The same year Vertigo reprinted Blood: A Tale, a “hallucinatory vampire story” (as the Wikipedia article describes it) written by J.M. DeMatteis & painted by Kent Williams.This was the followup to Moonshadow, and was also originally published by Marvel’s Epic imprint. Marvel and DC both published trade collections, now out of print (although there are copies around). Just when Blood was looking like a hopelessly confusing mystical mess, DeMatteis pulled out a very effective ending. The story within a story framing device came into focus, and the story came full circle. The end is literally the beginning. I still can’t help but compare it to Moonshadow. I think Moonshadow was a far better story, because it never lost sight of the fact that it was the saga of the main character’s journey from innocence to experience. No matter how mystical it became, there was a concrete narrative for the reader to hang on to. This story explores a similar theme, but it’s much harder to follow. Kent Williams contributed absolutely gorgeous painted art, though. It’s certainly worth seeing for anyone interested in his work.

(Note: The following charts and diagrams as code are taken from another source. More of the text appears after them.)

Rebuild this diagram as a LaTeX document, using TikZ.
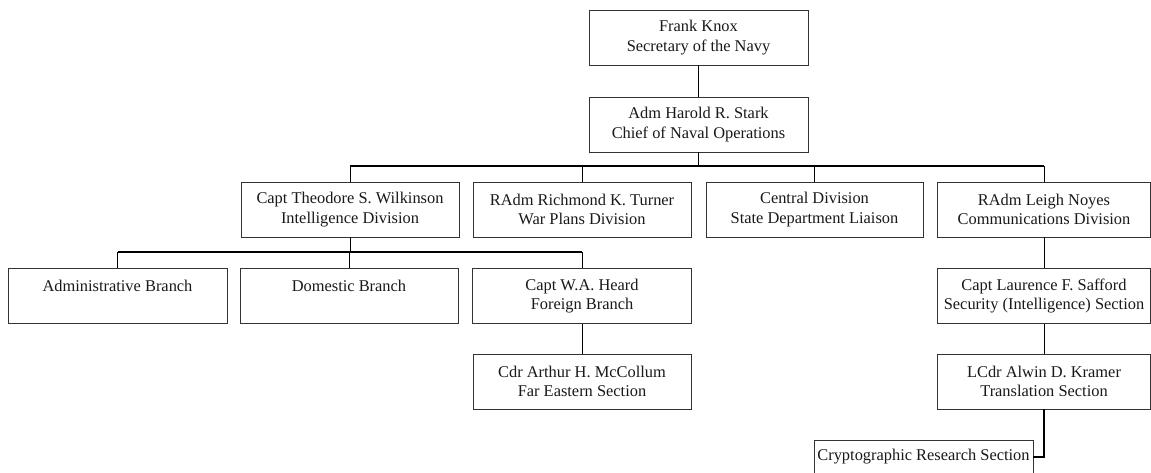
\documentclass[tikz,border=0pt]{standalone}
\usepackage{fontspec}
\setmainfont{Liberation Serif}
\begin{document}
\begin{tikzpicture}[x=1pt,y=-1pt,
  box/.style={draw=black!80, line width=0.9pt, fill=white, inner sep=0pt,
    align=center, text=black!90, font=\fontsize{16.4}{19.5}\selectfont,
    minimum height=55pt, minimum width=218pt},
  conn/.style={draw=black, line width=0.9pt},
  bar/.style={draw=black, line width=2pt}]
\useasboundingbox (0,0) rectangle (1151,472);
\clip (0,0) rectangle (1151,472);
% level 0/1
\node[box, minimum width=219pt] (knox) at (698.5,37.5) {Frank Knox\\Secretary of the Navy};
\node[box, minimum width=219pt] (stark) at (698.5,124.5) {Adm Harold R. Stark\\Chief of Naval Operations};
% level 2
\node[box] (wilk) at (350,209.5) {Capt Theodore S. Wilkinson\\Intelligence Division};
\node[box] (turner) at (582,209.5) {RAdm Richmond K. Turner\\War Plans Division};
\node[box, minimum width=217pt] (central) at (814.5,209.5) {Central Division\\State Department Liaison};
\node[box, minimum width=213pt] (noyes) at (1044,209.5) {RAdm Leigh Noyes\\Communications Division};
% level 3
\node[box, minimum width=219pt] (admin) at (117.5,296) {Administrative Branch\\\mbox{}};
\node[box] (domestic) at (349,296) {Domestic Branch\\\mbox{}};
\node[box, minimum width=219pt] (heard) at (582,296) {Capt W.A. Heard\\Foreign Branch};
\node[box, minimum width=213pt] (safford) at (1044,296) {Capt Laurence F. Safford\\Security (Intelligence) Section};
% level 4
\node[box] (mccollum) at (582,381.5) {Cdr Arthur H. McCollum\\Far Eastern Section};
\node[box, minimum width=213pt] (kramer) at (1044,381.5) {LCdr Alwin D. Kramer\\Translation Section};
% level 5
\node[box, minimum width=219pt, minimum height=34pt] (crypto) at (923.5,457) {Cryptographic Research Section};
% connectors
\coordinate (b1) at (698.5,166);
\coordinate (b2) at (350,252);
\draw[conn] (knox) -- (stark);
\draw[conn] (stark) -- (b1);
\draw[bar] (wilk.north |- b1) -- (noyes.north |- b1);
\draw[conn] (wilk.north |- b1) -- (wilk);
\draw[conn] (turner.north |- b1) -- (turner);
\draw[conn] (central.north |- b1) -- (central);
\draw[conn] (noyes.north |- b1) -- (noyes);
\draw[conn] (wilk) -- (b2);
\draw[bar] (admin.north |- b2) -- (heard.north |- b2);
\draw[conn] (admin.north |- b2) -- (admin);
\draw[conn] (domestic.north |- b2) -- (domestic);
\draw[conn] (heard.north |- b2) -- (heard);
\draw[conn] (heard) -- (mccollum);
\draw[conn] (noyes) -- (safford);
\draw[conn] (safford) -- (kramer);
\draw[bar] (kramer.south) |- (crypto.east);
\end{tikzpicture}
\end{document}
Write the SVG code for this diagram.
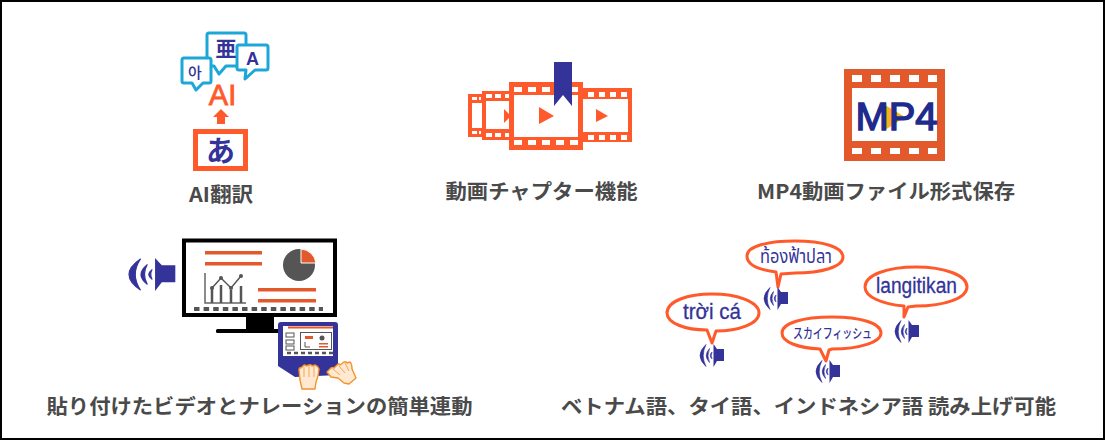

Mythos: The Final Tour was a three part Prestige format series written by John Ney Rieber, and illustrated by a different set of artists for each part (Gary Amaro & Peter Gross; Peter Snejbjerg; and Teddy Kristiansen, Dean Ormston, Gary Amaro, & Dick Giordano). It’s an interesting concept, featuring a rock musician named Adam Case who talks to gods and is being manipulated to bring about the end of the world. These old gods are trying to get by in the modern world, much like the “Brief Lives” story arc in The Sandman. In the course of the story Case meets John Constantine, and Suzi the Black Orchid even makes a brief appearance. In the end some of the gods decide they don’t want to end the world just yet, and Case gets a shot at redemption. It’s a pretty good story, but it was hard to avoid the feeling that it was Vertigo by the numbers: gods, demons, fantasy, angst, plus a couple of regular Vertigo characters for spice. Wouldn’t surprise me if they asked Neil Gaiman for permission to use some Sandman characters as well.
Unknown Soldier by Garth Ennis & Kilian Plunkett was a four part miniseries that revisited an old DC character. The Soldier was an intelligence agent with a disfigured face that was wrapped in bandages. This Soldier is portrayed similarly, but through most of the series we hear about his exploits second hand. CIA agent William Clyde begins following up on a list of names that have appeared on his computer mysteriously, and they each die just before or just after he finds them. Clyde realizes that the assassin is after him as well. The two of them are thrown together to solve the mystery of who wants all these people dead…and finally Clyde comes face to face with the one he has been seeking. It’s an exciting thriller, with dark commentary on the nature of U.S. involvement in international politics. The mini was collected into a trade paperback, now out of print.
Faultlines was a six-part miniseries by Lee Marrs & Bill Koeb. Tracy Farrand is visiting an old friend in a small mountain town, trying to recover from what looked like a nervous breakdown, but may actually be the sudden appearance of psychic sensitivity. Shortly after arriving she becomes involved in a search for a murder weapon, and is surprised by visitations from the ghost of the victim (who only she can see). She’s also picking up strange psychic vibrations from what later turns out to be some kind of nature spirit. As she gets closer to the murder investigation she suspects a member of a prominent local family, who turns out to be a werewolf! Quite a supernatural soup. The thriller aspects of the story work very well, but the role of the nature spirit never seemed clear to me, aside from opening up some Swamp Thing-like psychedelic scenes. The conclusion ties up the murder mystery nicely, but Tracy’s role as a sensitive is left unresolved. One notable thing about the look of the book comes from Marrs’ role as writer/colorist, a combination I don’t recall seeing anywhere else. In his “On The Ledge” piece Marrs talks about “the results of midnight hours on Photoshop graphics software.” The book has an unusual look due to the combination of Koeb’s somewhat sketchy style and Marrs’ psychedelic color palette, which is especially in evidence during the nature spirit scenes.